Last night I was Skyping my parents and telling them about the past week. Since I’ve gotten back to campus, I’ve been struggling with a lingering cough. My dad asked whether the glamour has worn off now that I’m sick at college. I kind of laughed at his question and said that life was still pretty great (it had been a good day). But I ended up contemplating his question the rest of the day, through the night, and into today. Has the glamour worn off?
There have been plenty of unglamorous moments: walking so fast to class that my shins hurt, tripping over the uneven bricks, and arriving to class late and sweaty. Then there’s been the whole mice issue, when I felt like an irritated middle-aged man having to deal with real life problems. There was the night I was up for a half hour coughing. The moment I misplaced my notebook with every single note from every single class. The time I spilled passion fruit tea all over my white shirt while in the library. The time the clementine bag ripped, spilling clementines all over the floor, perfectly illustrating how I currently felt about my life. And then there are all the days I come back to the dorm, frustrated with how I couldn’t think of what to say to that cute guy in my class.

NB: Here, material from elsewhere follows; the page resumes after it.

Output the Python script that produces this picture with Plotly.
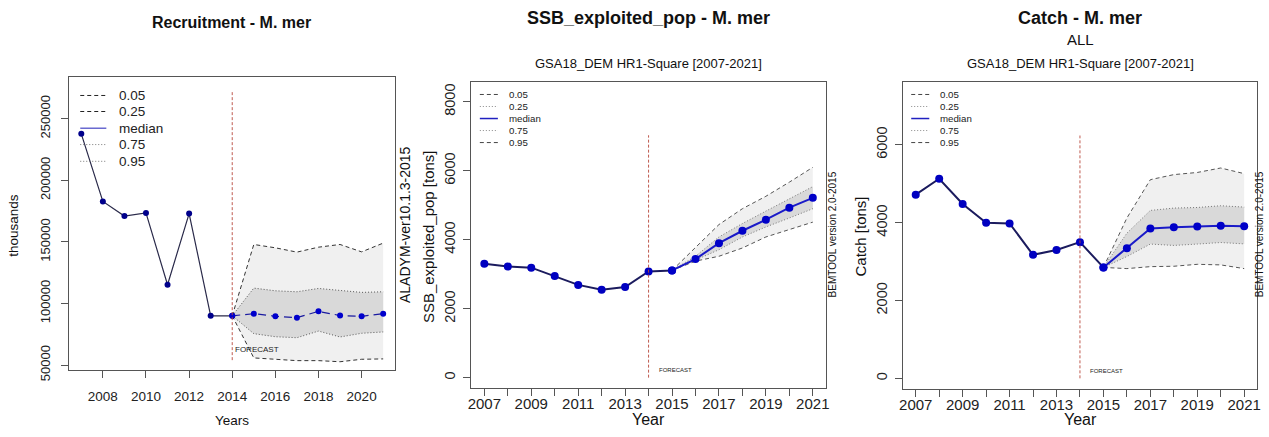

Yes, there are plenty of unglamorous moments.
Why do I tell you all of those stories? Because I don’t want you for a second to think that my life is simple or organized or perfect. I realized that most of my blog posts so far have been telling you about the good moments—the moments I’ve learned to “be.” I’ve spent a lot of time writing about being positive, content, and thankful. Those things are so important and are so essential to the Christian lifestyle. But I don’t want to give the misconception that life is supposed to always be put together or that we need to always show others our good side.
Part of “being” is being real. There have been so many times that people have commented on how perfect my roommate and I are or assumed that I have my assignments and social life all together. Oh how I wish that they could see some of the unglamorous moments (well, maybe not all of them).
I think that doing this 31-day writing challenge can give the impression that my life is organized and balanced. Just because I’ve been able to write every day for twenty days doesn’t mean for a second that it has been easy. There have been many nights that I sit down, exhausted, with absolutely no inspiration. And somehow God gives me the grace and energy I need to write. In the unglamorous moments, He works through me.
That’s what the Christian lifestyle is all about. It is about allowing God to work through us. We are imperfect beings that have a Savior who cares.
Therefore, since we have a great high priest who has ascended into heaven, Jesus the Son of God, let us hold firmly to the faith we profess. For we do not have a high priest who is unable to empathize with our weaknesses, but we have one who has been tempted in every way, just as we are—yet he did not sin. Let us then approach God’s throne of grace with confidence, so that we may receive mercy and find grace to help us in our time of need.” (Hebrews 4:14-16, NIV)
Amen, amen, amen. We have a high priest who understands. He may have been perfect, but his life wasn’t. He was hot, tired, and sweaty. He was tempted. He was criticized.
Jesus lived the unglamorous moments.
Sometimes I don’t want to go to God about my little problems. Sometimes my simple requests and unglamorous moments seem too silly to share with the Creator of the universe. But He was human. I can approach His throne with confidence, knowing that He is full of mercy and grace. He gets me.
Be unglamorous. God doesn’t ask us to be full of good cheer all the time. I don’t have to have it all together. I don’t have to pretend I have a perfect life. I can be real.
Jesus was real. He was unglamorous. But He also changed the lives around Him. Life isn’t about always being happy, but it is about being hopeful (more on that tomorrow).